Pseudocode for the way i would like to write this asynchronous websocket handler:
async fn ws_handler(socket, rx_broadcast, ..) {
loop {
match any_registered_future(web_socket, rx_broadcast, ..).await {
DataRecvdOnWebSocket => {
// parse users message, take appropriate action and maybe send
// response to websocket client.
// Maybe client sent us a command to subscribe to broadcast channel
// or some other channel, so we must be able to extend the list
// of any_registered_future.await call.
}
WebSocketClosed => {
// drop allocated resources for this connection, break the loop and
// close socket on our end as well.
}
DataReceivedOnBroadcast => {
// Send broadcast message data to websocket client. Maybe broadcast
// channel is closed, in such a case we just want to await on
// client's websocket and respond based on state.
}
}
}
}
It is possible to actually write a code like in "pseudocode" example i wrote above. I could create an mpsc::channel and spawn two 'async fn' per each connected client: so the main thread would listen on Receiver that provides it with enum of messages from asycn fn
that handles web socket only and holds Sender end. I could clone Sender and send it to broadcast thread. So all messages could be appended to single channel and code for handling them would be clean, readable, extensible (add as many producers as you like in future) and easier to reason about.

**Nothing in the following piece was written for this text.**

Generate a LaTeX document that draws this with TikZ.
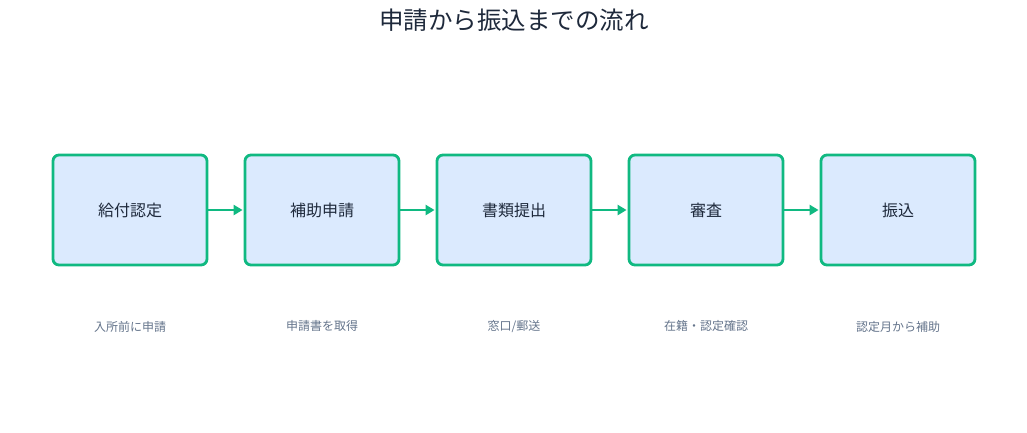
\documentclass[tikz,border=0pt]{standalone}
\usepackage{fontspec}
\setmainfont{Noto Sans CJK JP}
\usetikzlibrary{arrows.meta}
\definecolor{boxfill}{HTML}{DBEAFE}
\definecolor{boxline}{HTML}{10B981}
\definecolor{maintext}{HTML}{1E293B}
\definecolor{subtext}{HTML}{64748B}
\tikzset{
  stepbox/.style={draw=boxline, line width=2.8pt, fill=boxfill, rounded corners=6pt,
    minimum width=154pt, minimum height=110pt, inner sep=0pt,
    font=\fontsize{16}{19}\selectfont, text=maintext},
  note/.style={font=\fontsize{12}{14}\selectfont, text=subtext, inner sep=0pt},
  flow/.style={draw=boxline, line width=2.8pt, -{Triangle[length=9pt,width=10pt]}, shorten >=1pt}
}
\begin{document}
\begin{tikzpicture}[x=1pt,y=1pt]
\useasboundingbox (0,0) rectangle (1027,-432);
\node[font=\fontsize{24.5}{28}\selectfont, text=maintext] (title) at (514,-20) {申請から振込までの流れ};
\node[stepbox] (s1) at (130,-210) {給付認定};
\node[stepbox] (s2) at (322,-210) {補助申請};
\node[stepbox] (s3) at (514,-210) {書類提出};
\node[stepbox] (s4) at (706,-210) {審査};
\node[stepbox] (s5) at (898,-210) {振込};
\node[note] (n1) at (130,-327) {入所前に申請};
\node[note] (n2) at (322,-326) {申請書を取得};
\node[note] (n3) at (514,-327) {窓口/郵送};
\node[note] (n4) at (706,-326) {在籍・認定確認};
\node[note] (n5) at (898,-327) {認定月から補助};
\draw[flow] (s1) -- (s2);
\draw[flow] (s2) -- (s3);
\draw[flow] (s3) -- (s4);
\draw[flow] (s4) -- (s5);
\end{tikzpicture}
\end{document}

The thing i do not like with this approach is that, it increases latency and memory usage. Especially it feels wasteful if i need to await on two or three futures only. What solutions do you choose for these cases?

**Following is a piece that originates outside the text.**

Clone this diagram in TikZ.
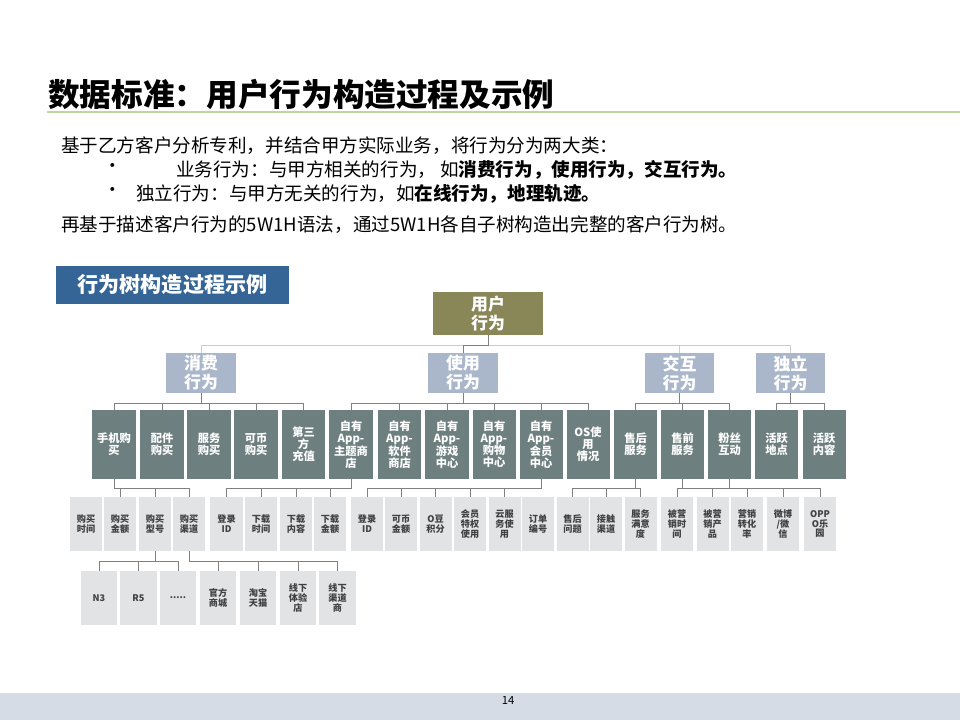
\documentclass[tikz,border=0pt]{standalone}
\usepackage{fontspec}
\setmainfont{Noto Sans CJK SC}
\definecolor{rootolive}{RGB}{137,135,87}
\definecolor{lvlone}{RGB}{170,183,203}
\definecolor{lvltwo}{RGB}{110,127,127}
\definecolor{lvlthree}{RGB}{226,227,229}
\definecolor{bannerblue}{RGB}{52,101,150}
\definecolor{titleline}{RGB}{190,214,160}
\definecolor{footband}{RGB}{214,220,229}
\tikzset{
  rootbox/.style={fill=rootolive, text=white, font=\fontsize{12}{14}\selectfont\bfseries, minimum width=2.75cm, minimum height=1.075cm, inner sep=0pt, align=center},
  catbox/.style={fill=lvlone, text=white, font=\fontsize{12}{13.5}\selectfont\bfseries, minimum width=1.725cm, minimum height=1cm, inner sep=0pt, align=center},
  actbox/.style={fill=lvltwo, text=white, font=\fontsize{8}{8.5}\selectfont\bfseries, minimum width=1.075cm, minimum height=1.7cm, inner sep=0pt, align=center},
  attrbox/.style={fill=lvlthree, text=black!75, font=\fontsize{6.5}{7}\selectfont\bfseries, minimum width=0.8cm, minimum height=1.325cm, inner sep=0pt, align=center},
  valbox/.style={attrbox, minimum width=0.9cm},
  link/.style={draw=black!50, line width=0.6pt},
  faintlink/.style={draw=black!20, line width=0.6pt},
  bodytext/.style={anchor=west, inner sep=0pt, font=\fontsize{13.2}{15}\selectfont},
}
\begin{document}
\begin{tikzpicture}[x=0.025cm,y=-0.025cm]
   \fill[white] (0,0) rectangle (960,720);
   \useasboundingbox (0,0) rectangle (960,720);

   \node[anchor=west, inner sep=0pt, font=\fontsize{22.5}{26}\selectfont\bfseries] (title) at (48,95) {数据标准：用户行为构造过程及示例};
   \draw[titleline, line width=0.8pt] (47,112) -- (960,112);

   \node[bodytext] (intro)   at ( 61,146) {基于乙方客户分析专利，并结合甲方实际业务，将行为分为两大类：};
   \node[bodytext, anchor=center] (dotone) at (113,168) {•};
   \node[bodytext, anchor=center] (dottwo) at (113,192) {•};
   \node[bodytext] (typeone) at (176,170) {业务行为：与甲方相关的行为， 如\textbf{消费行为，使用行为，交互行为。}};
   \node[bodytext] (typetwo) at (136,194) {独立行为：与甲方无关的行为，如\textbf{在线行为，地理轨迹。}};
   \node[bodytext] (method)  at ( 61,225) {再基于描述客户行为的5W1H语法，通过5W1H各自子树构造出完整的客户行为树。};

   \node[fill=bannerblue, text=white, font=\fontsize{15}{17}\selectfont\bfseries, minimum width=5.825cm, minimum height=0.95cm, inner sep=0pt] (banner) at (172.5,285) {行为树构造过程示例};

   \node[rootbox] (root) at (488,313.5) {用户\\行为};

   \node[catbox] (xiaofei) at (201,  373) {消费\\行为};
   \node[catbox] (shiyong) at (463,  373) {使用\\行为};
   \node[catbox] (jiaohu)  at (679.5,373) {交互\\行为};
   \node[catbox] (duli)    at (790.5,373) {独立\\行为};

   \node[actbox] (shouji)    at (114,  444.5) {手机购\\买};
   \node[actbox] (peijian)   at (162,  444.5) {配件\\购买};
   \node[actbox] (fuwu)      at (209,  444.5) {服务\\购买};
   \node[actbox] (kebi)      at (256,  444.5) {可币\\购买};
   \node[actbox] (disanfang) at (303.5,444.5) {第三\\方\\充值};
   \node[actbox] (zhuti)     at (351,  444.5) {自有\\App-\\主题商\\店};
   \node[actbox] (ruanjian)  at (399.5,444.5) {自有\\App-\\软件\\商店};
   \node[actbox] (youxi)     at (447,  444.5) {自有\\App-\\游戏\\中心};
   \node[actbox] (gouwu)     at (494,  444.5) {自有\\App-\\购物\\中心};
   \node[actbox] (huiyuan)   at (541,  444.5) {自有\\App-\\会员\\中心};
   \node[actbox] (osuse)     at (588,  444.5) {OS使\\用\\情况};
   \node[actbox] (shouhou)   at (635.5,444.5) {售后\\服务};
   \node[actbox] (shouqian)  at (682.5,444.5) {售前\\服务};
   \node[actbox] (fensi)     at (729.5,444.5) {粉丝\\互动};
   \node[actbox] (huoyuedd)  at (776.5,444.5) {活跃\\地点};
   \node[actbox] (huoyuenr)  at (824,  444.5) {活跃\\内容};

   \node[attrbox] (gmsj)   at ( 86,  524) {购买\\时间};
   \node[attrbox] (gmje)   at (120,  524) {购买\\金额};
   \node[attrbox] (gmxh)   at (155,  524) {购买\\型号};
   \node[attrbox] (gmqd)   at (189,  524) {购买\\渠道};
   \node[attrbox] (dlid)   at (226.5,524) {登录\\ID};
   \node[attrbox] (xzsj)   at (261,  524) {下载\\时间};
   \node[attrbox] (xznr)   at (296,  524) {下载\\内容};
   \node[attrbox] (xzje)   at (330,  524) {下载\\金额};
   \node[attrbox] (dlidb)  at (367,  524) {登录\\ID};
   \node[attrbox] (kbje)   at (401,  524) {可币\\金额};
   \node[attrbox] (odjf)   at (435.5,524) {O豆\\积分};
   \node[attrbox] (hytq)   at (470,  524) {会员\\特权\\使用};
   \node[attrbox] (yfw)    at (504.5,524) {云服\\务使\\用};
   \node[attrbox] (ddbh)   at (538,  524) {订单\\编号};
   \node[attrbox] (shwt)   at (572.5,524) {售后\\问题};
   \node[attrbox] (jcqd)   at (606,  524) {接触\\渠道};
   \node[attrbox] (fwmyd)  at (640.5,524) {服务\\满意\\度};
   \node[attrbox] (yxsj)   at (677,  524) {被营\\销时\\间};
   \node[attrbox] (yxcp)   at (712.5,524) {被营\\销产\\品};
   \node[attrbox] (yxzh)   at (747,  524) {营销\\转化\\率};
   \node[attrbox] (wbwx)   at (783,  524) {微博\\/微\\信};
   \node[attrbox] (oppoly) at (820,  524) {OPP\\O乐\\园};

   \node[valbox] (nthree) at ( 99,  598) {N3};
   \node[valbox] (rfive)  at (138.5,598) {R5};
   \node[valbox] (dots)   at (178,  598) {.....};
   \node[valbox] (gfsc)   at (218,  598) {官方\\商城};
   \node[valbox] (tbtm)   at (258,  598) {淘宝\\天猫};
   \node[valbox] (xxtyd)  at (298,  598) {线下\\体验\\店};
   \node[valbox] (xxqds)  at (337.5,598) {线下\\渠道\\商};

   \draw[faintlink] (root.south) -- ++(0,10) -| (xiaofei.north)
                    (root.south) -- ++(0,10) -| (jiaohu.north)
                    (root.south) -- ++(0,10) -| (duli.north);
   \draw[link] (root.south) -- ++(0,10) -| (shiyong.north);

   \draw[link] (xiaofei.south) -- ++(0,10) -| (shouji.north)
               (xiaofei.south) -- ++(0,10) -| (peijian.north)
               (xiaofei.south) -- ++(0,10) -| (fuwu.north)
               (xiaofei.south) -- ++(0,10) -| (kebi.north)
               (xiaofei.south) -- ++(0,10) -| (disanfang.north);
   \draw[link] (shiyong.south) -- ++(0,10) -| (zhuti.north)
               (shiyong.south) -- ++(0,10) -| (ruanjian.north)
               (shiyong.south) -- ++(0,10) -| (youxi.north)
               (shiyong.south) -- ++(0,10) -| (gouwu.north)
               (shiyong.south) -- ++(0,10) -| (huiyuan.north)
               (shiyong.south) -- ++(0,10) -| (osuse.north);
   \draw[link] (jiaohu.south) -- ++(0,10) -| (shouhou.north)
               (jiaohu.south) -- ++(0,10) -| (shouqian.north)
               (jiaohu.south) -- ++(0,10) -| (fensi.north);
   \draw[link] (duli.south) -- ++(0,10) -| (huoyuedd.north)
               (duli.south) -- ++(0,10) -| (huoyuenr.north);

   \draw[link] (shouji.south) -- ++(0,10) -| (gmje.north)
               (shouji.south) -- ++(0,10) -| (gmxh.north)
               (shouji.south) -- ++(0,10) -| (gmqd.north);
   \draw[link] (zhuti.south) -- ++(0,10) -| (dlid.north)
               (zhuti.south) -- ++(0,10) -| (xzsj.north)
               (zhuti.south) -- ++(0,10) -| (xznr.north)
               (zhuti.south) -- ++(0,10) -| (xzje.north);
   \draw[link] (huiyuan.south) -- ++(0,10) -| (dlidb.north)
               (huiyuan.south) -- ++(0,10) -| (kbje.north)
               (huiyuan.south) -- ++(0,10) -| (odjf.north)
               (huiyuan.south) -- ++(0,10) -| (hytq.north)
               (huiyuan.south) -- ++(0,10) -| (yfw.north);
   \draw[link] (shouhou.south) -- ++(0,10) -| (shwt.north)
               (shouhou.south) -- ++(0,10) -| (jcqd.north)
               (shouhou.south) -- ++(0,10) -| (fwmyd.north);
   \draw[link] (shouqian.south) -- ++(0,10) -| (yxsj.north)
               (shouqian.south) -- ++(0,10) -| (yxcp.north)
               (shouqian.south) -- ++(0,10) -| (yxzh.north);
   \draw[link] (fensi.south) -- ++(0,10) -| (wbwx.north)
               (fensi.south) -- ++(0,10) -| (oppoly.north);

   \draw[link] (gmxh.south) -- ++(0,11) -| (nthree.north)
               (gmxh.south) -- ++(0,11) -| (rfive.north)
               (gmxh.south) -- ++(0,11) -| (dots.north);
   \draw[link] (gmqd.south) -- ++(0,11) -| (gfsc.north)
               (gmqd.south) -- ++(0,11) -| (tbtm.north)
               (gmqd.south) -- ++(0,11) -| (xxtyd.north)
               (gmqd.south) -- ++(0,11) -| (xxqds.north);

   \fill[footband] (0,693) rectangle (960,720);
   \node[font=\fontsize{8}{9}\selectfont, inner sep=0pt] (pagenum) at (508,700) {14};
\end{tikzpicture}
\end{document}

I've been experimenting with various approaches, like tokio::task::JoinSet
, futures::select!, futures::future::select, pure mpsc::channel and simle await on recv.
The problem with select
is that i must pass it pinned future, but to create pinned future i must call socket.recv()
where it takes &mut, thus once the future has been resolved i can not "recreate" it, because of two main reasons: pin_mut! shadows my variable, Rust compiler can not know statically that &mut for socket can be now used again. I don't know what i could do about pinning unless doing unsafe code (which i would like to avoid).
I like the select
in that respect that it is defined by using generics, thus the code should be fast, efficient and with little memory footprint.
Another idea i had was to write my own struct and implement Future for it and await on that, but the trouble is that socket.recv()
returns "anonymous future" (if that's correct terminology) and i can not store it in struct in a useful way excep through generics. Essentially i would need to store socket, a future returned from recv()/send() and somehow make self referential pin to it so that i can use it in poll, but... maybe my skill is lacking in this regard... Can someone give some idea or pointer? Is it even possible to achieve this?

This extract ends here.